┌──

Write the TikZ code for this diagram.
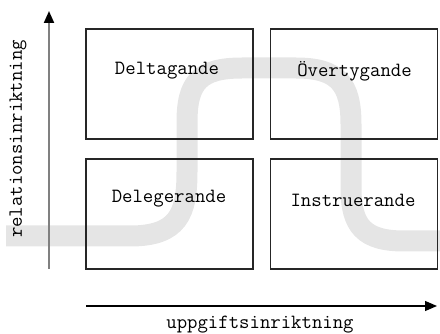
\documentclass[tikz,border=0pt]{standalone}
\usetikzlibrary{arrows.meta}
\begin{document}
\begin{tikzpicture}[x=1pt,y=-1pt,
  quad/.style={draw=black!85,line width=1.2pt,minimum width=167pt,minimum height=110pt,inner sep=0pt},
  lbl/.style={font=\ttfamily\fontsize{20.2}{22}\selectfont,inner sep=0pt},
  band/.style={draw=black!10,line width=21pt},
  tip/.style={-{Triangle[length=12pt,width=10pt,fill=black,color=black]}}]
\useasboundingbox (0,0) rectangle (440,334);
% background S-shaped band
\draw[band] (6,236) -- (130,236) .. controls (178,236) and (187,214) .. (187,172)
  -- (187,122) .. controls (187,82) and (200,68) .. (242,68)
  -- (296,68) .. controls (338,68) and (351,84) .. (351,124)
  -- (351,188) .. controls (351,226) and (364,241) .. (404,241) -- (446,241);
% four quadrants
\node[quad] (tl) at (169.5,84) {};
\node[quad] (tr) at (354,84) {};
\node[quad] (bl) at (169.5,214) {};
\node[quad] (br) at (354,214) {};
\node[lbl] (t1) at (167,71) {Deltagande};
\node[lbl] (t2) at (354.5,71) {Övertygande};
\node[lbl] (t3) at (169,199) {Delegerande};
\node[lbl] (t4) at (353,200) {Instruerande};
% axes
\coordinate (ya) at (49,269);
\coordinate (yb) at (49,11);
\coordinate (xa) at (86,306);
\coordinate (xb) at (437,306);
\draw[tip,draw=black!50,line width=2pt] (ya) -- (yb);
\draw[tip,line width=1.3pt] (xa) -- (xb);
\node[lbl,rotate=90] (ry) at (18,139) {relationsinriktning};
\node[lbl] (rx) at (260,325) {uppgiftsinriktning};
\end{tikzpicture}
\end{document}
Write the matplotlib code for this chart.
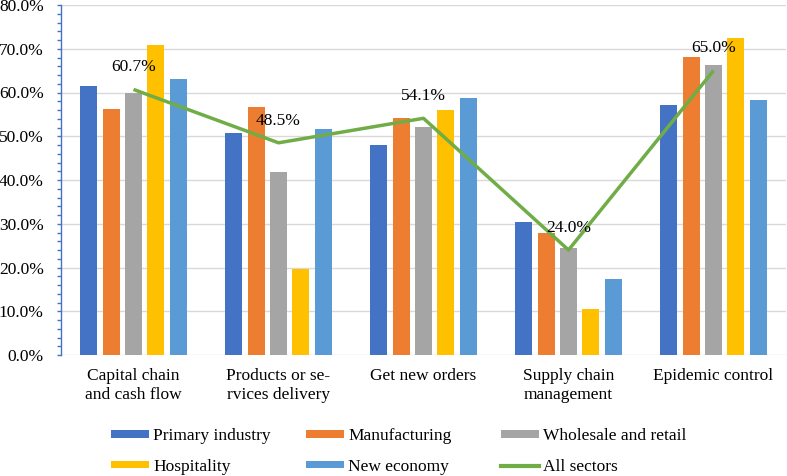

└──

Goal> Return the material exactly as given, apart from the pictures.

Reply to the task>
Write the TikZ code for this diagram.
\documentclass[tikz,border=0pt]{standalone}
\usetikzlibrary{arrows.meta}
\begin{document}
\begin{tikzpicture}[x=1pt,y=-1pt,
  quad/.style={draw=black!85,line width=1.2pt,minimum width=167pt,minimum height=110pt,inner sep=0pt},
  lbl/.style={font=\ttfamily\fontsize{20.2}{22}\selectfont,inner sep=0pt},
  band/.style={draw=black!10,line width=21pt},
  tip/.style={-{Triangle[length=12pt,width=10pt,fill=black,color=black]}}]
\useasboundingbox (0,0) rectangle (440,334);
% background S-shaped band
\draw[band] (6,236) -- (130,236) .. controls (178,236) and (187,214) .. (187,172)
  -- (187,122) .. controls (187,82) and (200,68) .. (242,68)
  -- (296,68) .. controls (338,68) and (351,84) .. (351,124)
  -- (351,188) .. controls (351,226) and (364,241) .. (404,241) -- (446,241);
% four quadrants
\node[quad] (tl) at (169.5,84) {};
\node[quad] (tr) at (354,84) {};
\node[quad] (bl) at (169.5,214) {};
\node[quad] (br) at (354,214) {};
\node[lbl] (t1) at (167,71) {Deltagande};
\node[lbl] (t2) at (354.5,71) {Övertygande};
\node[lbl] (t3) at (169,199) {Delegerande};
\node[lbl] (t4) at (353,200) {Instruerande};
% axes
\coordinate (ya) at (49,269);
\coordinate (yb) at (49,11);
\coordinate (xa) at (86,306);
\coordinate (xb) at (437,306);
\draw[tip,draw=black!50,line width=2pt] (ya) -- (yb);
\draw[tip,line width=1.3pt] (xa) -- (xb);
\node[lbl,rotate=90] (ry) at (18,139) {relationsinriktning};
\node[lbl] (rx) at (260,325) {uppgiftsinriktning};
\end{tikzpicture}
\end{document}
Write the matplotlib code for this chart.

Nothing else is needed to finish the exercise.